Section 382 is a general bribery statute. Passage of section 382 may have impliedly repealed section 266. Pettiti v. State, 7 Okl. Cr. 12, 121 P. 278 (1912). But see Ex parte Winters, supra (habeas corpus relief from conviction under section 266 denied). The Court of Criminal Appeals has also held that, if sections overlap, the prosecutor has discretion to bring the charge under either section. Wilkins, supra.
The bribery crimes of section 266, 309, 318 (second part), 382, 384, and 400 should be distinguished from the crime of petit extortion under 21 O.S. 1991, §§ 1481 and 1484. Petit extortion is extortion under color of official right. Petit extortion is apparently committed when the person from whom the property is obtained believes that the person requesting the property is making a lawful request. By contrast, if the person from whom the property is sought believes that it is being requested unlawfully, then the crime of bribery is the appropriate charge. Finley v. State, 84 Okl. Cr. 309, 181 P.2d 849 (1947).

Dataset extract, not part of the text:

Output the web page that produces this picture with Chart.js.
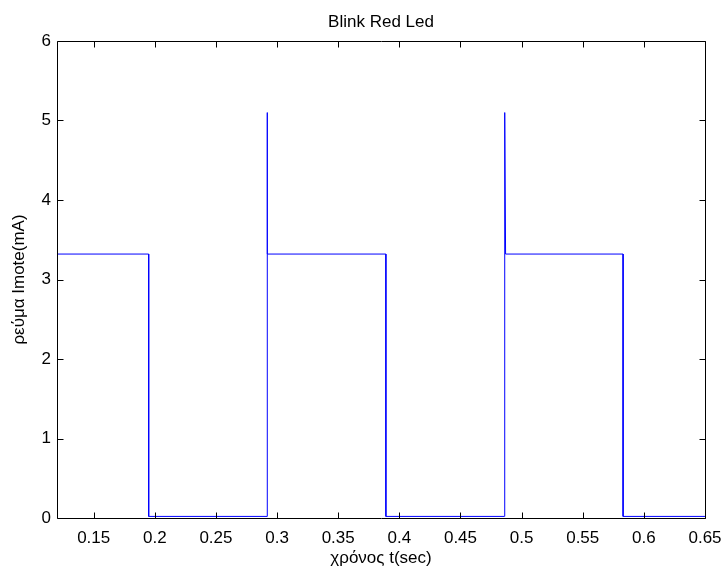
<!DOCTYPE html>
<html>
<head>
<meta charset="utf-8">
<script src="https://cdn.jsdelivr.net/npm/chart.js@4/dist/chart.umd.min.js"></script>
<style>
html,body{margin:0;padding:0;background:#fff;}
#wrap{width:724px;height:566px;}
</style>
</head>
<body>
<div id="wrap"><canvas id="c" width="724" height="566"></canvas></div>
<script>
// step waveform of the LED current
const timeValues = [0.12, 0.195, 0.195, 0.292, 0.292, 0.292, 0.389, 0.389, 0.486, 0.4862, 0.4869, 0.583, 0.583, 0.65];
const currentValues = [3.32, 3.32, 0.02, 0.02, 5.1, 3.32, 3.32, 0.02, 0.02, 5.1, 3.32, 3.32, 0.02, 0.02];
const xTicks = [0.15, 0.2, 0.25, 0.3, 0.35, 0.4, 0.45, 0.5, 0.55, 0.6, 0.65];
const yTicks = [0, 1, 2, 3, 4, 5, 6];
const chartTitle = 'Blink Red Led';

const points = timeValues.map((t, i) => ({x: t, y: currentValues[i]}));
const FONT = 'Liberation Sans, Arial, sans-serif';

const boxTicks = {
  id: 'boxTicks',
  afterDraw(chart) {
    const ctx = chart.ctx, a = chart.chartArea;
    const xs = chart.scales.x, ys = chart.scales.y;
    ctx.save();
    ctx.strokeStyle = '#000';
    ctx.lineWidth = 1;
    const l = Math.round(a.left) + 0.5, r = Math.round(a.right) + 0.5;
    const t = Math.round(a.top) + 0.5, b = Math.round(a.bottom) + 0.5;
    ctx.beginPath();
    ctx.moveTo(l, t); ctx.lineTo(r, t); ctx.lineTo(r, b); ctx.lineTo(l, b); ctx.closePath();
    ctx.stroke();
    const L = 6;
    ctx.beginPath();
    for (const v of xTicks) {
      const px = Math.round(xs.getPixelForValue(v)) + 0.5;
      ctx.moveTo(px, b); ctx.lineTo(px, b - L);
      ctx.moveTo(px, t); ctx.lineTo(px, t + L);
    }
    for (const v of yTicks) {
      const py = Math.round(ys.getPixelForValue(v)) + 0.5;
      ctx.moveTo(l, py); ctx.lineTo(l + L, py);
      ctx.moveTo(r, py); ctx.lineTo(r - L, py);
    }
    ctx.stroke();
    // title centred over the axes
    ctx.fillStyle = '#000';
    ctx.font = '17px ' + FONT;
    ctx.textAlign = 'center';
    ctx.textBaseline = 'alphabetic';
    ctx.fillText(chartTitle, (a.left + a.right) / 2, 27);
    ctx.restore();
  }
};

new Chart(document.getElementById('c'), {
  type: 'scatter',
  data: {
    datasets: [{
      data: points,
      showLine: true,
      borderColor: '#0000ff',
      borderWidth: 1,
      pointRadius: 0,
      tension: 0,
      fill: false
    }]
  },
  options: {
    responsive: false,
    animation: false,
    devicePixelRatio: 1,
    layout: {padding: {top: 41, right: 19, bottom: 0, left: 0}},
    plugins: {
      legend: {display: false},
      tooltip: {enabled: false},
      title: {display: false}
    },
    scales: {
      x: {
        type: 'linear',
        min: 0.12,
        max: 0.65,
        afterBuildTicks: s => { s.ticks = xTicks.map(v => ({value: v})); },
        afterFit: s => { s.height = 48; s.paddingLeft = 0; s.paddingRight = 0; },
        grid: {display: false, drawTicks: false},
        border: {display: false},
        ticks: {
          color: '#000',
          font: {family: FONT, size: 17},
          padding: 10,
          maxRotation: 0,
          autoSkip: false,
          callback: v => String(parseFloat(v.toFixed(2)))
        },
        title: {
          display: true,
          text: 'χρόνος t(sec)',
          color: '#000',
          font: {family: FONT, size: 17},
          padding: {top: 0, bottom: -3}
        }
      },
      y: {
        type: 'linear',
        min: 0,
        max: 6,
        afterBuildTicks: s => { s.ticks = yTicks.map(v => ({value: v})); },
        afterFit: s => { s.width = 57; s.paddingTop = 0; s.paddingBottom = 0; },
        grid: {display: false, drawTicks: false},
        border: {display: false},
        ticks: {
          color: '#000',
          font: {family: FONT, size: 17},
          padding: 6,
          autoSkip: false
        },
        title: {
          display: true,
          text: 'ρεύμα Imote(mA)',
          color: '#000',
          font: {family: FONT, size: 17},
          padding: {top: 9, bottom: 0}
        }
      }
    }
  },
  plugins: [boxTicks]
});
</script>
</body>
</html>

The fourth element sets forth the mens rea requirement of these bribery crimes. The language in the several sections varies, but the Commission has concluded that the intent to permit influence most accurately and simply states the required mens rea. Since the crimes created by section 266, 309, 318 (second part), 382, 384, and 400 are the obverse of the bribery crimes discussed under the previous heading, the Commission has patterned the fourth element after the mens rea requirement, the fifth element of the previous crimes. The fourth element has been tailored to the specific statute, however, to indicate the kinds of activities which are subject to influence.
As a final comment, it should be pointed out that only one instruction was drafted for sections 309 and 318 (second part). This was done because, in the opinion of the Commission, the two statutes have identical elements. No appellate case has involved either section.